The Ghost learns not everything that is good feels good. Upset with the lizard, who represents lust, he tells it to "shut up" (Lewis 98), and soon an angel appears and asks if he could get rid of the burden. The Ghost feels pain when the angel comes close to kill the lizard. When the Ghost sees the angel's intent to annihilate his lust, he tries to wiggle his way out of getting rid of the lizard. The Ghost fusses that he did not want to bother the angel (Lewis 99). But the ghost lets go of his attachment to the lizard, sin, by giving the angel permission to kill the lizard. The ghost's choice to let go of his sin is his alone; Lewis tries to show the reader that he has to make his own decision on his life, especially concerning sin. The angel hurts the Ghost before killing the lizard, and the Ghost does not understand the angel means the best for him. Similarly God refines His children (Psalm 66:10). God tests them and gives them trials and pain to bring His children closer to Him and make them more like Himself each day. The angel does a similar thing by getting rid of the Ghost's lust so that he could become a better person. The Ghost and the children of God change with help to become more than they could be by themselves.

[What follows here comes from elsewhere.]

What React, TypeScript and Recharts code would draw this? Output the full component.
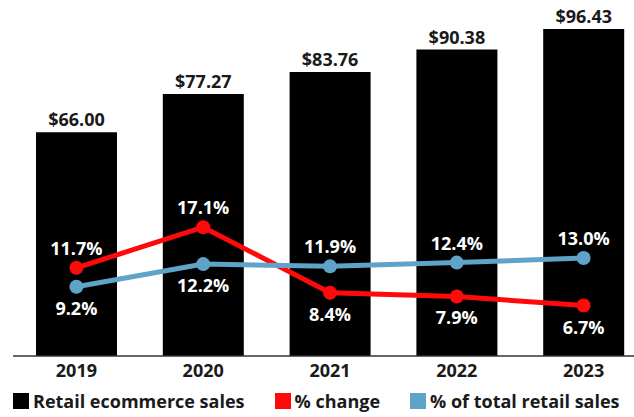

Another time, the narrator and the teacher stumble onto a wife and husband's meeting. The husband in the end does not take to heart anything his wife says, but his wife who has been in heaven tries to teach him about real love and joy. She begins by explaining that love on earth is not real love but a need to be loved. She explains that now she is "full . . . not empty" (Lewis 113), and she can begin to love. She tries to clarify that feelings meant for good are warped by sin on earth, so what she felt for her husband during her earthly life was a warped and selfish form of love. Filled with love from the Maker of love, this new creation can love the way it was intended before sin. Towards the end of her exchange with her husband, she tries to show him joy is not felt out of necessity or guilt in heaven. Joy is not a forced feeling; joy livens the willing spirit. 1 Samuel 15:22 discusses willingness in obedience where Samuel told Saul that obedience to God "is better than sacrifice." God wants the Israelites to obey Him because they loved Him. Later the wife continues by saying that joy "cannot be shaken" (Lewis 118). In heaven, obedience to God and love for God will be perfected. Love, joy, and obedience will not "be at the mercy of" (Lewis 118) worldly things in heaven. The encounter ends with only the Tragedian being left with Sarah. She tells the Tragedian that she cannot be affected by Hell nor can she enter it. Soon the Tragedian disappears, too. The company that was with Sarah sings that she is at home with "the Happy Trinity," and that "nothing can trouble her joy" (Lewis 119). Sarah is not phased by her husband disappearing. Her trust rests in the Lord. She is at home and unshaken because she is entirely dependent on God. The beginning of Philippians 4: 6 talks about rejoicing in God, but goes on to command the reader to"not be anxious about anything," and that is the focus of Sarah. She is focused on God and the talk with her husband "[does] not harm her" (Lewis 119).
With another perspective, the narrator and teacher see the Spirit, Sarah. She exudes life, beauty, courtesy, and joy. The narrator notices the Spirits and animals enveloping her. The teacher explains that whoever came close to her during her earthly life was affected by her love for Christ. They "became themselves" (Lewis 108), more loving because of her contagious attitude. Her abundant life "in Christ from the Father flows over into them" (Lewis 108). Even on earth, Sarah made much of Christ, making people more Christ-like. She gave them life she got from the Giver of Life who gives it to the full (John 10:10).
The lessons throughout the Great Divorce are rooted in Scripture; the lessons ring true, even to an unwilling ear. The Ghosts, in hell because they did not accept the truth, could not fully comprehend what they were being taught. Lewis portrays the unwilling heart that should tear at unbelievers, but also portrays the evangelizing heart that should overflow from believers.
this is a summer essay i wrote and just recently got a perfect score.